The output is the number of times each possibility has appeared after 100,000 runs:

AAA 4913
AAB 4917
AAC 5132
AAD 4966
ABB 5027
ABC 4956
ABD 4959
ACC 5022
ACD 5088
ADD 4985
BBB 5060
BBC 5070
BBD 5056
BCC 4897
BCD 5049
BDD 5059
CCC 5024
CCD 5032
CDD 4859
DDD 4929

Answer 2

As you did not provide any estimates for the parameters in your task: here some approach for small k .

The basic idea: acceptance-rejection sampling with a full-restart if some partial-solution is infeasible (according to the sorted-characteristic). Of course the probability of not restarting is decreasing with k! ( compare with bogosort ). There is no extra memory used.

The following code compares this approach with the original, a wrong naive one, and a wrong one based on the other (now deleted) answer (which had an upvote). The code is pretty much garbage and just for demo-purporses:

Code:

import itertools
import random
from time import perf_counter
from collections import deque
n = 30
k = 4
its = 100000  # monte-carlo analysis -> will take some time with these values!

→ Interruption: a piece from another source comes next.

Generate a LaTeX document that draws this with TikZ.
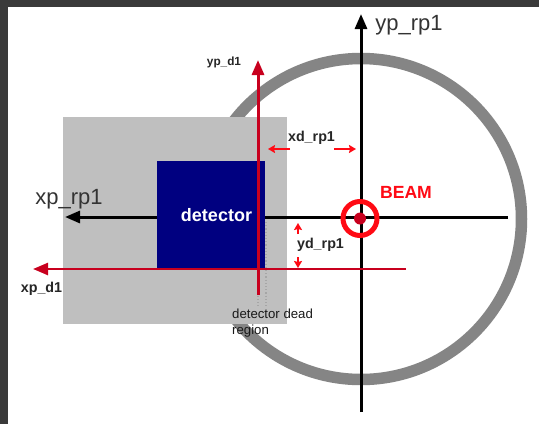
\documentclass[tikz,border=0pt]{standalone}
\usepackage{fontspec}
\setmainfont{Liberation Sans}
\usepackage{xcolor}
\usetikzlibrary{arrows.meta, positioning}
\definecolor{framedark}{HTML}{3A3A3A}
\definecolor{ringgray}{HTML}{858585}
\definecolor{plategray}{HTML}{BFBFBF}
\definecolor{detnavy}{HTML}{000080}
\definecolor{axisred}{HTML}{C8001E}
\definecolor{beamred}{HTML}{FF0A14}

\begin{document}
\begin{tikzpicture}[
  x=1pt, y=-1pt,
  axis/.style={-{Triangle[length=15pt, width=12pt]}, line width=3pt, black},
  redaxis/.style={-{Triangle[length=15pt, width=12pt]}, line width=3pt, axisred},
  offset/.style={-{Stealth[length=7pt, width=8pt, inset=1pt]}, line width=2.2pt, beamred},
  deadline/.style={line width=1.2pt, gray!70, dotted},
  bigtext/.style={font=\fontsize{22}{25}\selectfont, text=black!80, inner sep=0pt},
  smalltext/.style={font=\fontsize{14.3}{17}\selectfont\bfseries, text=black!85, inner sep=0pt},
]
  \useasboundingbox (0,0) rectangle (539,424);
  % Frame
  \fill[framedark] (0,0) rectangle (539,424);
  \fill[white] (8,7) rectangle (539,424);

  % Ring and plates
  \node (ring) [circle, draw=ringgray, line width=11.5pt, minimum size=321pt, inner sep=0pt] at (361,219) {};
  \node (plate) [fill=plategray, minimum width=224pt, minimum height=207pt, inner sep=0pt] at (175,220.5) {};

  % Beam axes
  \coordinate (xrpend) at (508,217);
  \coordinate (xrptip) at (65,217);
  \coordinate (yrpend) at (361,412);
  \coordinate (yrptip) at (361,14);
  \draw[axis] (xrpend) -- (xrptip);
  \node (detector) [fill=detnavy, minimum width=108pt, minimum height=108pt, inner sep=0pt] at (211,215) {};
  \draw[axis] (yrpend) -- (yrptip);

  % Dead region
  \coordinate (deadatop) at (258,270);
  \coordinate (deadabot) at (258,306);
  \coordinate (deadbtop) at (266,222);
  \coordinate (deadbbot) at (266,306);
  \draw[deadline] (deadatop) -- (deadabot);
  \draw[deadline] (deadbtop) -- (deadbbot);

  % Detector axes
  \coordinate (xdend) at (406,269);
  \coordinate (xdtip) at (33,269);
  \coordinate (ydend) at (258,295);
  \coordinate (ydtip) at (258,60);
  \draw[redaxis, line width=2.4pt] (xdend) -- (xdtip);
  \draw[redaxis] (ydend) -- (ydtip);

  % Beam
  \node (beam) [circle, draw=beamred, line width=5pt, minimum size=34pt, inner sep=0pt] at (360,218.5) {};
  \node (beamdot) [circle, fill=axisred, minimum size=12pt, inner sep=0pt] at (360,218.5) {};

  % Offsets
  \coordinate (xdla) at (290,149);
  \coordinate (xdlb) at (268,149);
  \coordinate (xdra) at (334,149);
  \coordinate (xdrb) at (356,149);
  \coordinate (ydua) at (298,234);
  \coordinate (ydub) at (298,223);
  \coordinate (ydla) at (298,257);
  \coordinate (ydlb) at (298,268);
  \draw[offset] (xdla) -- (xdlb);
  \draw[offset] (xdra) -- (xdrb);
  \draw[offset] (ydua) -- (ydub);
  \draw[offset] (ydla) -- (ydlb);

  % Labels
  \node (xrplabel) [bigtext] at (69,199) {xp\_rp1};
  \node (yrplabel) [bigtext] at (409,25) {yp\_rp1};
  \node (ydlabel) [smalltext, font=\fontsize{11.8}{14}\selectfont\bfseries] at (224,62) {yp\_d1};
  \node (xdlabel) [smalltext] at (41.5,289) {xp\_d1};
  \node (xdrplabel) [smalltext] at (311.5,138) {xd\_rp1};
  \node (ydrplabel) [smalltext] at (320.5,245) {yd\_rp1};
  \node (deadlabel) [inner sep=0pt, align=left, anchor=north west, text=black!90,
    font=\fontsize{13.2}{16}\selectfont] at (232,308.5) {detector dead\\region};
  \node (detlabel) [inner sep=0pt, text=white, font=\fontsize{18}{20}\selectfont\bfseries] at (216.5,215) {detector};
  \node (beamlabel) [inner sep=0pt, text=beamred, font=\fontsize{17.6}{20}\selectfont\bfseries] at (406,192) {BEAM};
\end{tikzpicture}
\end{document}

sample_space = itertools.combinations_with_replacement(range(n), k)
flat_map = {}  # for easier counting / analysis
for ind, i in enumerate(sample_space):
    flat_map[i] = ind

def a(n, k):
    """ Original slow approach """
    return random.choice(list(itertools.combinations_with_replacement(range(n), k)))

def b(n, k):
    """ Naive attempt -> non-uniform """
    chosen = [random.choice(list(range(n))) for i in range(k)]
    return tuple(sorted(chosen))

def c(population, k):
  """ jdehesa solution (hopefully not broken by my modifications) """
  choices = [i for i in range(population) for _ in range(k)]
  return tuple([i for i in sorted(random.sample(choices, k))])

def d(n, k):
    """ Acceptance-rejection sampling with restart using python's list """
    chosen = []
    while True:
        if len(chosen) == k:
            return tuple(chosen)
        else:
            new_element = random.randint(0, n-1)
            if len(chosen) > 0:
                if new_element >= chosen[-1]:
                    chosen.append(new_element)
                else:
                    chosen = []
            else:
                chosen.append(new_element)
    return chosen

def d2(n, k):
    """ Acceptance-rejection sampling with restart using deque """

    chosen = deque()
    while True:
        if len(chosen) == k:
            return tuple(chosen)
        else:
            new_element = random.randint(0, n-1)
            if len(chosen) > 0:
                if new_element >= chosen[-1]:
                    chosen.append(new_element)
                else:
                    chosen = []
            else:
                chosen.append(new_element)
    return chosen

start = perf_counter()
a_result = [flat_map[a(n, k)] for i in range(its)]
print('s: ', perf_counter() - start)

start = perf_counter()
b_result = [flat_map[b(n, k)] for i in range(its)]
print('s: ', perf_counter() - start)

start = perf_counter()
c_result = [flat_map[c(n, k)] for i in range(its)]
print('s: ', perf_counter() - start)

start = perf_counter()
d_result = [flat_map[d(n, k)] for i in range(its)]
print('s: ', perf_counter() - start)

start = perf_counter()
d2_result = [flat_map[d2(n, k)] for i in range(its)]
print('s: ', perf_counter() - start)

import matplotlib.pyplot as plt

f, arr = plt.subplots(5, sharex=True, sharey=True)
arr[0].hist(a_result, label='original')
arr[1].hist(b_result, label='naive (non-uniform)')
arr[2].hist(c_result, label='jdehesa (non-uniform)')
arr[3].hist(d_result, label='Acceptance-rejection restart -> list')
arr[4].hist(d2_result, label='Acceptance-rejection restart  -> deque')

for i in range(5):
    arr[i].legend()

plt.show()

Output:

s:  546.1523445801055
s:  1.272424016672062
s:  3.058098026099742
s:  12.665841491509354
s:  13.14264200539003

Yes, i put those labels in some sub-optimal position.

Alternative timings:

Only comparing original with deque-based AR-sampling. Also only relative-timings matter here.

n=100, k=3 :

s:  22.6498539618067
s:  0.038274503506364965

n=100, k=4 :

s:  7.047153613584993
s:  0.0009363589822841689

Remark: one might argue that the original approach should re-use the sample-space (which will shift those benchmarks) if memory allows this storage at all.